# Borzit goes under a stamped concrete drive



## ConstSvcs (Nov 22, 2007)

When I signed a contract for one of our current homes I didn't realize that running underground the underground electric, catv,and phone service would mean crossing the neighbors stamped concrete driveway. A while back, I posted the question here as to what was going to be the easiest method. I had to send one 3" and two 2" conduits under the driveway. You all gave many great suggestions including a mole and the rotary boring tool "Borzit". I wasn't sold on the mole because of the distance needed to bore being 18' .

So.....I went to the Borzit website and then called them direct. Very nice people. I purchased the boring unit which cuts a 2.5" hole and the 5" reamer which you attach to the drill shaft (3/4" galv pipe) once you make the first pass and draw it backwards thru the 2.5" hole slowly. All while applying a small amount of water which is fed through the drill shaft to the head via the water adapter.

The first hole was amazing......20 minutes and we had 20' of 3" sched. 40 under the driveway !!! Dead on our projected track. The earth under the driveway was fine sandy gravel. Except for the large potato we hit half way across on the second hole. The second hole ended up being a bit more difficult to complete but we did end up with two 3" conduits one of which we split one into two 1" conduits (sorry cable and phone guys) . 

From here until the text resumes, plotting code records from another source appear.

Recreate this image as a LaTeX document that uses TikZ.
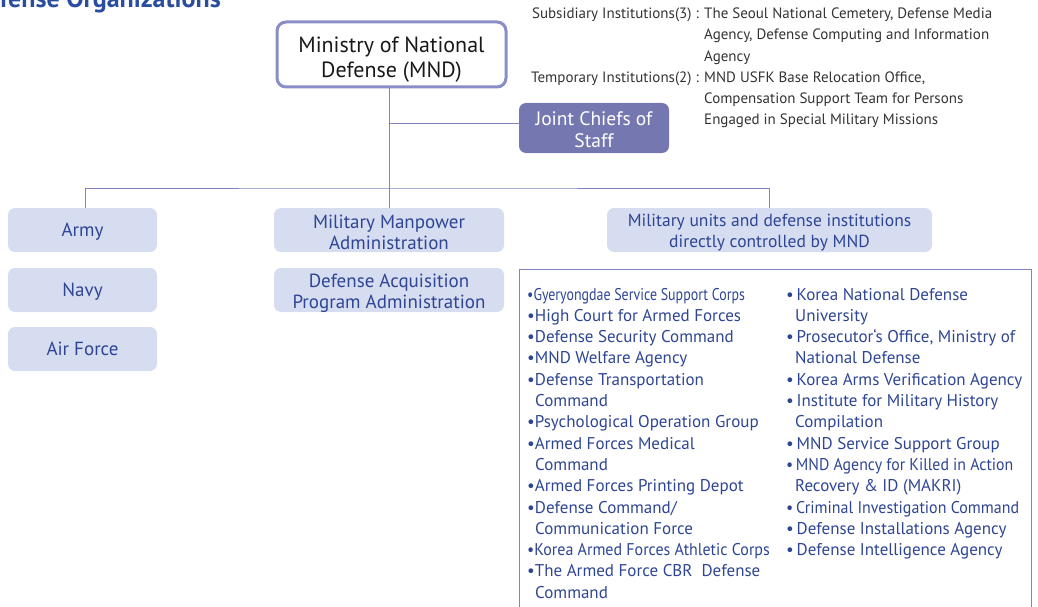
\documentclass[tikz,border=0pt]{standalone}
\usepackage{graphicx}
\usepackage{fontspec}
\setmainfont{PT Sans}
\definecolor{linec}{HTML}{8084BE}
\definecolor{mndborder}{HTML}{8A8EC6}
\definecolor{jcsfill}{HTML}{7577B0}
\definecolor{boxfill}{HTML}{D6DDF0}
\definecolor{boxtext}{HTML}{2E4594}
\definecolor{titlec}{HTML}{2B4DA0}
\definecolor{graytext}{HTML}{333333}
\newcommand\narrowline[2]{\scalebox{#1}[1]{#2}}
\newcommand\lowered[2]{\raisebox{-#1}[\height][\depth]{\begin{tabular}{@{}c@{}}#2\end{tabular}}}
\begin{document}
\begin{tikzpicture}[x=1pt,y=-1pt,
  conn/.style={draw=linec, line width=1pt},
  lbox/.style={fill=boxfill, rounded corners=7pt, text=boxtext, align=center,
    inner sep=0pt, minimum height=44pt, font=\fontsize{19}{21}\selectfont},
  listtext/.style={anchor=base west, inner sep=0pt, text=boxtext, font=\fontsize{17}{21.3}\selectfont},
  notetext/.style={anchor=base west, inner sep=0pt, text=graytext, font=\fontsize{15}{21.3}\selectfont}]
\useasboundingbox (0,0) rectangle (1038,607);
\clip (0,0) rectangle (1038,607);
% title (cut off at the top, as in the reference)
\node[anchor=base east, inner sep=0pt, text=titlec, font=\fontsize{26}{30}\bfseries] (title) at (221,8) {Defense Organizations};
% MND
\node[draw=mndborder, line width=3pt, fill=white, rounded corners=9pt, minimum width=229pt, minimum height=65pt,
  inner sep=0pt, align=center, text=black!90, font=\fontsize{22}{25}\selectfont] (mnd) at (391.5,54.5)
  {\lowered{5.5pt}{Ministry of National\\Defense (MND)}};
% JCS
\node[fill=jcsfill, rounded corners=7pt, minimum width=150pt, minimum height=50pt, inner sep=0pt, align=center,
  text=white, font=\fontsize{19.5}{22}\selectfont] (jcs) at (594,128)
  {\lowered{4pt}{Joint Chiefs of\\Staff}};
% boxes
\node[lbox, minimum width=149pt] (army) at (82.5,230) {\lowered{2pt}{Army}};
\node[lbox, minimum width=149pt] (navy) at (82.5,290) {\lowered{2pt}{Navy}};
\node[lbox, minimum width=149pt] (air) at (82.5,349) {\lowered{2pt}{Air Force}};
\node[lbox, minimum width=230pt] (mma) at (389,230) {\lowered{4.5pt}{Military Manpower\\Administration}};
\node[lbox, minimum width=230pt] (dapa) at (389,290) {\lowered{3.5pt}{Defense Acquisition\\Program Administration}};
\node[lbox, minimum width=325pt, font=\fontsize{17.5}{21}\selectfont] (mu) at (769.5,230)
  {\lowered{3pt}{Military units and defense institutions\\directly controlled by MND}};
% connectors
\coordinate (bus) at (389,188);
\draw[conn] (mnd.south -| mma.north) -- (mma.north);
\draw[conn] ([yshift=4pt]jcs.west -| mma.north) -- ([yshift=4pt]jcs.west);
\draw[conn] ([xshift=2.5pt]army.north) |- (bus) -| (mu.north);
% list box
\draw[conn] (519,269) rectangle (1031,650);
\node[listtext] (col1) at (527,300) {\begin{tabular}[t]{@{}l@{}}
\narrowline{0.82}{•Gyeryongdae Service Support Corps}\\
•High Court for Armed Forces\\
•Defense Security Command\\
•MND Welfare Agency\\
•Defense Transportation\\
\hspace*{8pt}Command\\
•Psychological Operation Group\\
•Armed Forces Medical\\
\hspace*{8pt}Command\\
•Armed Forces Printing Depot\\
•Defense Command/\\
\hspace*{8pt}Communication Force\\
\narrowline{0.94}{•Korea Armed Forces Athletic Corps}\\
•The Armed Force CBR\ \ Defense\\
\hspace*{8pt}Command
\end{tabular}};
\node[listtext] (col2) at (786,300) {\begin{tabular}[t]{@{}l@{}}
•\,Korea National Defense\\
\hspace*{9pt}University\\
•\,Prosecutor\symbol{96}s Office, Ministry of\\
\hspace*{9pt}National Defense\\
•\,Korea Arms Verification Agency\\
•\,Institute for Military History\\
\hspace*{9pt}Compilation\\
•\,MND Service Support Group\\
\narrowline{0.93}{•\,MND Agency for Killed in Action}\\
\hspace*{9pt}Recovery \& ID (MAKRI)\\
\narrowline{0.94}{•\,Criminal Investigation Command}\\
•\,Defense Installations Agency\\
•\,Defense Intelligence Agency
\end{tabular}};
% notes top right
\node[notetext] (notes) at (531,18.5) {\begin{tabular}[t]{@{}r@{ }l@{}}
Subsidiary Institutions(3) : & The Seoul National Cemetery, Defense Media\\
 & Agency, Defense Computing and Information\\
 & Agency\\
Temporary Institutions(2) : & MND USFK Base Relocation Office,\\
 & Compensation Support Team for Persons\\
 & Engaged in Special Military Missions
\end{tabular}};
\end{tikzpicture}
\end{document}
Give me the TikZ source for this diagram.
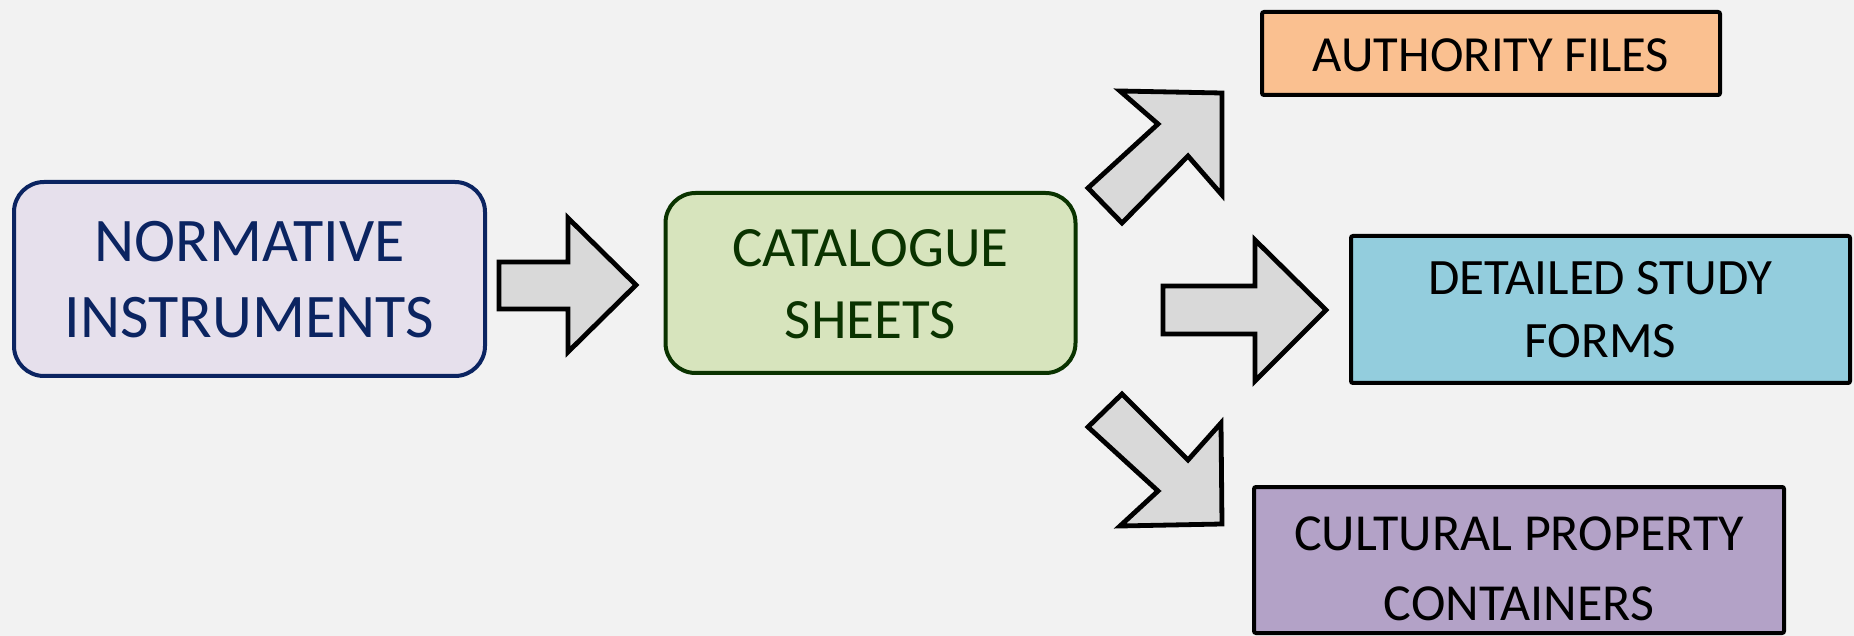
\documentclass[tikz,border=0pt]{standalone}
\usepackage{fontspec}
\setmainfont{Carlito}
\definecolor{bg}{HTML}{F2F2F2}
\definecolor{navy}{HTML}{0B2461}
\definecolor{lav}{HTML}{E6E0EC}
\definecolor{dgreen}{HTML}{0A3300}
\definecolor{lgreen}{HTML}{D7E4BD}
\definecolor{orng}{HTML}{FAC090}
\definecolor{lblue}{HTML}{93CDDD}
\definecolor{lpurp}{HTML}{B3A2C7}
\definecolor{arrgray}{HTML}{D9D9D9}
\tikzset{
  srcbox/.style={draw, line width=2pt, rounded corners=15pt, inner sep=0pt},
  dstbox/.style={draw=black, line width=2pt, rounded corners=1pt, inner sep=0pt},
  txt/.style={align=center, inner sep=0pt},
  blockarrow/.style={draw=black, fill=arrgray, line width=2.4pt, line join=miter}
}
\begin{document}
\begin{tikzpicture}[x=0.5pt, y=-0.5pt]
\useasboundingbox (0,0) rectangle (1854,636);
\fill[bg] (0,0) rectangle (1854,636);
\clip (0,0) rectangle (1854,636);

% source boxes
\node[srcbox, draw=navy, fill=lav, minimum width=235.5pt, minimum height=97pt] (norm) at (249.5,279) {};
\node[txt, text=navy, font=\fontsize{31pt}{38pt}\selectfont] (normtxt) at (249.5,280) {NORMATIVE\\INSTRUMENTS};

\node[srcbox, draw=dgreen, fill=lgreen, minimum width=205pt, minimum height=90pt] (cat) at (870.5,283) {};
\node[txt, text=dgreen, font=\fontsize{28.5pt}{36pt}\selectfont] (cattxt) at (870.5,284.5) {CATALOGUE\\SHEETS};

% destination boxes
\node[dstbox, fill=orng, minimum width=229pt, minimum height=41.5pt] (auth) at (1491,53.5) {};
\node[txt, font=\fontsize{25.3pt}{31pt}\selectfont] (authtxt) at (1491,55) {AUTHORITY FILES};

\node[dstbox, fill=lblue, minimum width=249.5pt, minimum height=73.5pt] (det) at (1600.5,309.5) {};
\node[txt, font=\fontsize{25.5pt}{31.5pt}\selectfont] (dettxt) at (1600.5,310) {DETAILED STUDY\\FORMS};

\node[dstbox, fill=lpurp, minimum width=265pt, minimum height=73pt] (cult) at (1519,560) {};
\node[txt, font=\fontsize{26pt}{35pt}\selectfont] (culttxt) at (1519,568.5) {CULTURAL PROPERTY\\CONTAINERS};

% block arrows
\draw[blockarrow] (499,262) -- (568,262) -- (568,218) -- (636,285) -- (568,352) -- (568,309) -- (499,309) -- cycle;
\draw[blockarrow] (1163,286) -- (1255,286) -- (1255,240) -- (1326,310) -- (1255,381) -- (1255,334) -- (1163,334) -- cycle;
\draw[blockarrow] (1120,91) -- (1222,93) -- (1222,195) -- (1188,156) -- (1122,223) -- (1088,188) -- (1158,124) -- cycle;
\draw[blockarrow] (1122,394) -- (1188,460) -- (1221,423) -- (1222,524) -- (1120,526) -- (1158,491) -- (1088,427) -- cycle;
\end{tikzpicture}
\end{document}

I give the Borzit tool two thumbs up :thumbup: for ease of use and cost.


----------



## Williams Ex Co (Dec 25, 2007)

I've heard good things about the Borzit tooling.... Good to see one in use. Are they priced fairly for what you get? Thanks!


----------



## rino1494 (Jan 31, 2006)

Good to know. How much did it cost you ??

Over the summer we ran a 3" pressure sewer line under a 15' wide concrete drive that forklifts ran over constantly. It was sandy material and we used a 4" steel pipe and drove it over with the plate compactor on the backhoe. Hooked the chain on it and yanked it out and then easily slid the 3" line through. I have pics that I'll have to post someday.


----------



## ConstSvcs (Nov 22, 2007)

rino1494 said:


> Good to know. How much did it cost you ??
> 
> Over the summer we ran a 3" pressure sewer line under a 15' wide concrete drive that forklifts ran over constantly. It was sandy material and we used a 4" steel pipe and drove it over with the plate compactor on the backhoe. Hooked the chain on it and yanked it out and then easily slid the 3" line through. I have pics that I'll have to post someday.


about $250


----------



## Big Chris (Dec 3, 2006)

that's not too bad at all. 

I've driven 3/4 RMC under wide sidewalks (with fork truck traffic) with an electric jackhammer. Worked good but the Borzit looks like it is a much better idea. I can't imagine my electric jackhammer idea working with 3" either...


----------